Grey believes that the Appeal Court misspoke when it asserts that Parliament decriminalized cannabis. Rather, he maintains that they regulated it and made it legal.

“The same thing applies to liquor to some extent,” said Grey. “There are some regulations and there are consequences for being drunk. There are all sorts of things that are lawful that may be regulated. That’s what they did. But to say that they didn’t legalize it, that they only decriminalized it, is to my view an inexact use of language.”

The Appeal Court also rejected Murray-Hall’s arguments that the impugned provisions should be declared of no force or effect under the doctrine of federal paramountcy as they frustrate the purpose of the federal law. Instead, the Appeal Court found that sections 5 and 10 of the Cannabis Regulation Act fall within the broad plenary jurisdiction of criminal law and may be interpreted in a manner that is consistent with the principle of cooperative federalism.
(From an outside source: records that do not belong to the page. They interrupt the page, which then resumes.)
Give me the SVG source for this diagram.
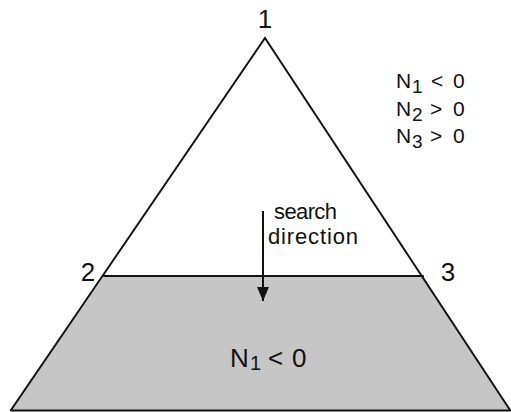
<svg xmlns="http://www.w3.org/2000/svg" width="511" height="412" viewBox="0 0 511 412">
<style>
text{font-family:"Liberation Sans",Arial,sans-serif;fill:#111}
.edge{stroke:#111;stroke-width:2;fill:none;stroke-linecap:round}
.lbl{font-size:21px}
.big{font-size:26px}
</style>
<defs>
<marker id="ah" viewBox="0 0 14 12" refX="14" refY="6" markerWidth="14" markerHeight="12" markerUnits="userSpaceOnUse" orient="auto">
<path d="M0,0 L14,6 L0,12 Z" fill="#111"/>
</marker>
</defs>
<rect width="511" height="412" fill="#fff"/>
<g id="region">
<polygon points="104,276 423,276 510,410 11,410" fill="#c6c6c6"/>
</g>
<g id="triangle">
<path class="edge" d="M11,410 L265,38 L510,410"/>
<path class="edge" d="M104,276 L423,276"/>
<path class="edge" d="M11,410.5 L510,410.5" stroke-width="2.5"/>
</g>
<g id="vertex1"><text class="big" x="265" y="28" text-anchor="middle">1</text></g>
<g id="vertex2"><text class="big" x="88" y="281" text-anchor="middle">2</text></g>
<g id="vertex3"><text class="big" x="448" y="281" text-anchor="middle">3</text></g>
<g id="conditions" class="lbl">
<text y="88"><tspan x="396">N</tspan><tspan x="412" y="93" font-size="19">1</tspan><tspan x="431" y="88">&lt;</tspan><tspan x="453">0</tspan></text>
<text y="116"><tspan x="396">N</tspan><tspan x="412" y="121" font-size="19">2</tspan><tspan x="430" y="116">&gt;</tspan><tspan x="453">0</tspan></text>
<text y="143"><tspan x="396">N</tspan><tspan x="412" y="148" font-size="19">3</tspan><tspan x="430" y="143">&gt;</tspan><tspan x="453">0</tspan></text>
</g>
<g id="search-label">
<text x="274" y="219" font-size="22" textLength="63">search</text>
<text x="268" y="244" font-size="22" textLength="90">direction</text>
</g>
<g id="connectors">
<line x1="263" y1="211" x2="263" y2="301" stroke="#111" stroke-width="2" marker-end="url(#ah)"/>
</g>
<g id="region-label">
<text y="367" font-size="26"><tspan x="230">N</tspan><tspan x="250" y="370" font-size="20">1</tspan><tspan x="268" y="367">&lt;</tspan><tspan x="292">0</tspan></text>
</g>
</svg>
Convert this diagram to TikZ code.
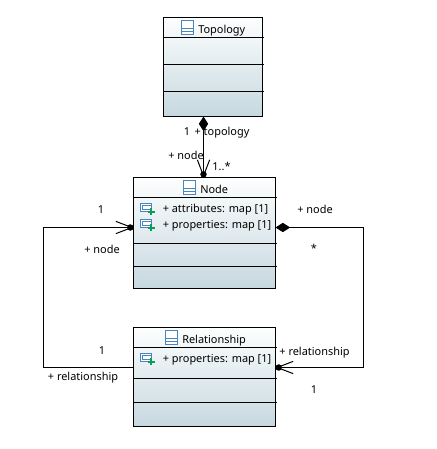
\documentclass[tikz,border=0pt]{standalone}
\usepackage{fontspec}
\setmainfont{Noto Sans}
\usetikzlibrary{positioning, arrows.meta}
\definecolor{boxtop}{HTML}{FDFEFE}
\definecolor{boxbot}{HTML}{C6D8DF}
\definecolor{iconblue}{HTML}{4A86BE}
\definecolor{icongreen}{HTML}{0E9A5E}

\begin{document}
\begin{tikzpicture}[
      x=0.75pt, y=-0.75pt,
      classbox/.style={draw, line width=0.75pt, top color=boxtop, bottom color=boxbot,
          inner sep=0pt, outer sep=0pt},
      compline/.style={line width=0.75pt},
      lab/.style={font=\fontsize{8.2}{10}\selectfont, inner sep=0pt, anchor=base},
      link/.style={line width=0.75pt},
      hollow/.style={-{Straight Barb[length=12pt, width=9.2pt, sep=-4.6pt, line width=0.75pt]Circle[length=4.8pt]}},
      comphollow/.style={{Diamond[length=11pt, width=7pt]}-{Straight Barb[length=12pt, width=9.2pt, sep=-4.6pt, line width=0.75pt]Circle[length=4.8pt]}},
      classicon/.pic={
          \draw[iconblue, line width=0.75pt, fill=white] (-6,-7) rectangle (6,7);
          \draw[iconblue, line width=0.75pt] (-6,1) -- (6,1) (-6,4) -- (6,4);
        },
      attricon/.pic={
          \draw[iconblue, line width=0.75pt, fill=white] (-7.5,-5) rectangle (4,3);
          \draw[iconblue, line width=0.75pt, fill=white] (-5.5,-2.5) rectangle (4,1);
          \draw[icongreen, line width=1.5pt] (3.5,0) -- (3.5,7) (0,3.5) -- (7,3.5);
        },
    ]
    \useasboundingbox (0,0) rectangle (436,449);

    % Class boxes
    \node[classbox, minimum width=74.25pt, minimum height=74.25pt] (topology) at (213,67) {};
    \node[classbox, minimum width=106.5pt, minimum height=83.25pt] (node) at (204.5,233) {};
    \node[classbox, minimum width=106.5pt, minimum height=74.25pt] (relationship) at (204.5,377) {};

    % Compartment lines
    \foreach \cls/\y in {topology/37.5, topology/64.5, topology/91.5,
        node/197.5, node/243.5, node/266.5,
        relationship/347.5, relationship/378.5, relationship/402.5}{
        \draw[compline] (\cls.west |- 0,\y) -- ([xshift=0.75pt]\cls.east |- 0,\y);
      }

    % Titles
    \pic at (187,27.5) {classicon};
    \node[lab, anchor=base west] (topologyname) at (198,33.5) {Topology};
    \pic at (189.5,187.5) {classicon};
    \node[lab, anchor=base west] (nodename) at (200,193.5) {Node};
    \pic at (171.5,337.5) {classicon};
    \node[lab, anchor=base west] (relationshipname) at (182,343.5) {Relationship};

    % Attributes
    \foreach \y/\txt in {208/attributes, 224/properties, 358/properties}{
        \pic at (147.5,\y) {attricon};
        \node[lab, anchor=base west] at (162.5,\y+4.3) {+ \txt: map [1]};
      }

    % Connectors
    \coordinate (relleft) at ([yshift=-30pt]relationship.north west);
    \coordinate (nodeleft) at ([yshift=-37.5pt]node.north west);
    \coordinate (relright) at ([yshift=-30pt]relationship.north east);
    \coordinate (noderight) at ([yshift=-37.5pt]node.north east);
    \coordinate (leftbend) at (43.5,300);
    \coordinate (rightbend) at (363.5,300);
    \draw[link, comphollow] ([xshift=-0.75pt]node.north |- topology.south) -- ([xshift=-0.75pt]node.north);
    \draw[link, hollow] (relleft) -| (leftbend) |- (nodeleft);
    \draw[link, comphollow] (noderight) -| (rightbend) |- (relright);

    % Role names and multiplicities
    \node[lab] (toporole) at (222,135.5) {+ topology};
    \node[lab] (topomult) at (187,135.5) {1};
    \node[lab] (noderole) at (186,160) {+ node};
    \node[lab] (nodemult) at (221.5,170) {1..*};
    \node[lab] (leftmult) at (101,213.2) {1};
    \node[lab] (leftrole) at (102,253.4) {+ node};
    \node[lab] (rightrole) at (315,213.4) {+ node};
    \node[lab] (rightstar) at (314,252) {*};
    \node[lab] (relmult) at (102,354.5) {1};
    \node[lab] (relrole) at (83,380) {+ relationship};
    \node[lab] (relrightrole) at (314.5,355.7) {+ relationship};
    \node[lab] (relrightmult) at (314,393) {1};
  \end{tikzpicture}
\end{document}
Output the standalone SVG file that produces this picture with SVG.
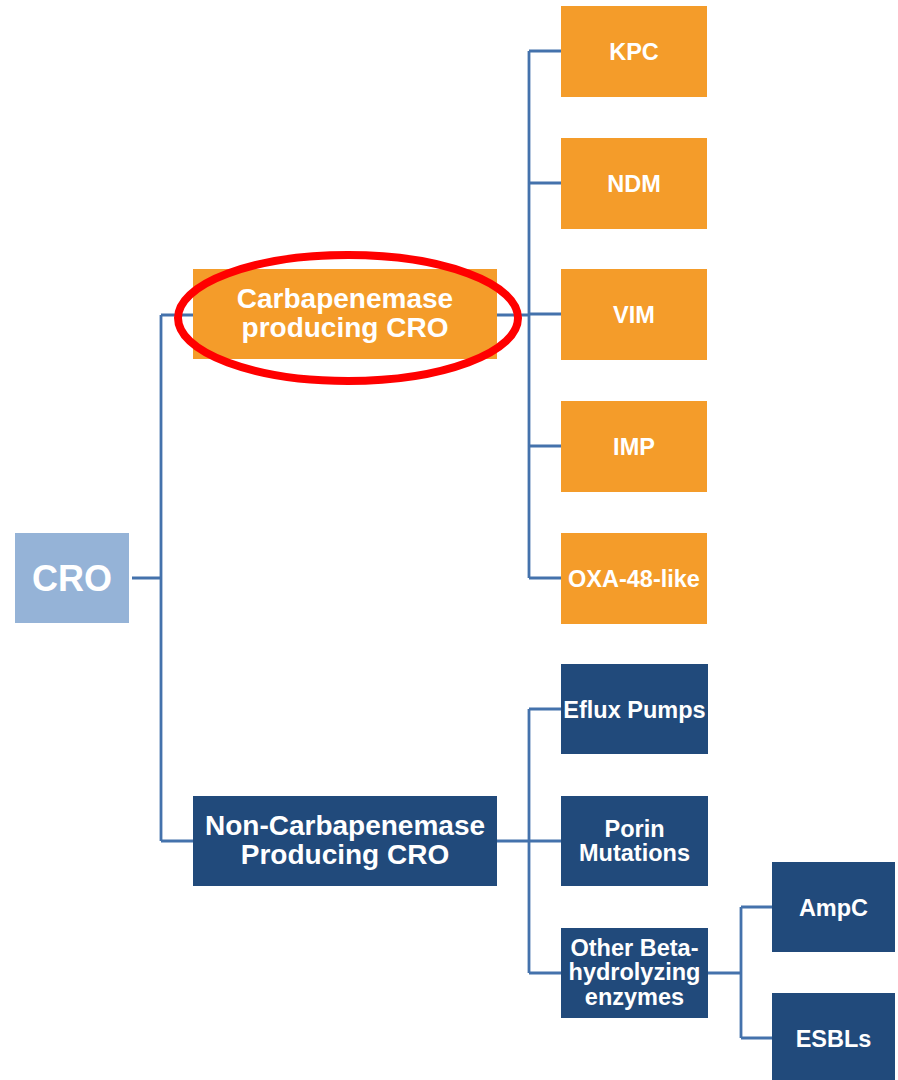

“One of the lingering questions after this judgment, which I think the Court of Appeal didn’t address at all, is what happens in the context of a paramountcy analysis when both Parliament and a provincial legislature purport to pursue the same or similar purpose but in different ways – one of which seems intentionally incompatible with the other,” said Redko.

Redko points out that then federal Minister of Health Ginette Petitpas Taylor testified before the Senate and said that it “is critically important to permit personal cultivation in order to support the government’s objective of displacing the illegal market.” But the Appeal Court found that there was not enough evidence linking home cultivation to the stated purposes of the federal Cannabis Act. “That leaves the uncomfortable impression that the federal decriminalization of home cultivation plays little to no role in realizing Parliament’s intent,” said Redko. “That does not seem right, and in my view, the Court of Appeal does not sufficiently address that problem, relying instead on the principle of cooperative federalism and the fact that the bar is very high to find an impairment of the federal objective, to ultimately hold that no conflict exists between Quebec’s law and Parliament’s.”

Grey too has qualms over the Appeal Court’s take on cooperative federalism.

“It should go to the SCC and should be revisited because one thing that gets lost in the mix, and that is in favouring both governments, individual rights are restricted,” said Grey. “It’s an orthodox decision in that way but it is also not a good one. For one thing, there is no concern at all about the individual’s liberty.”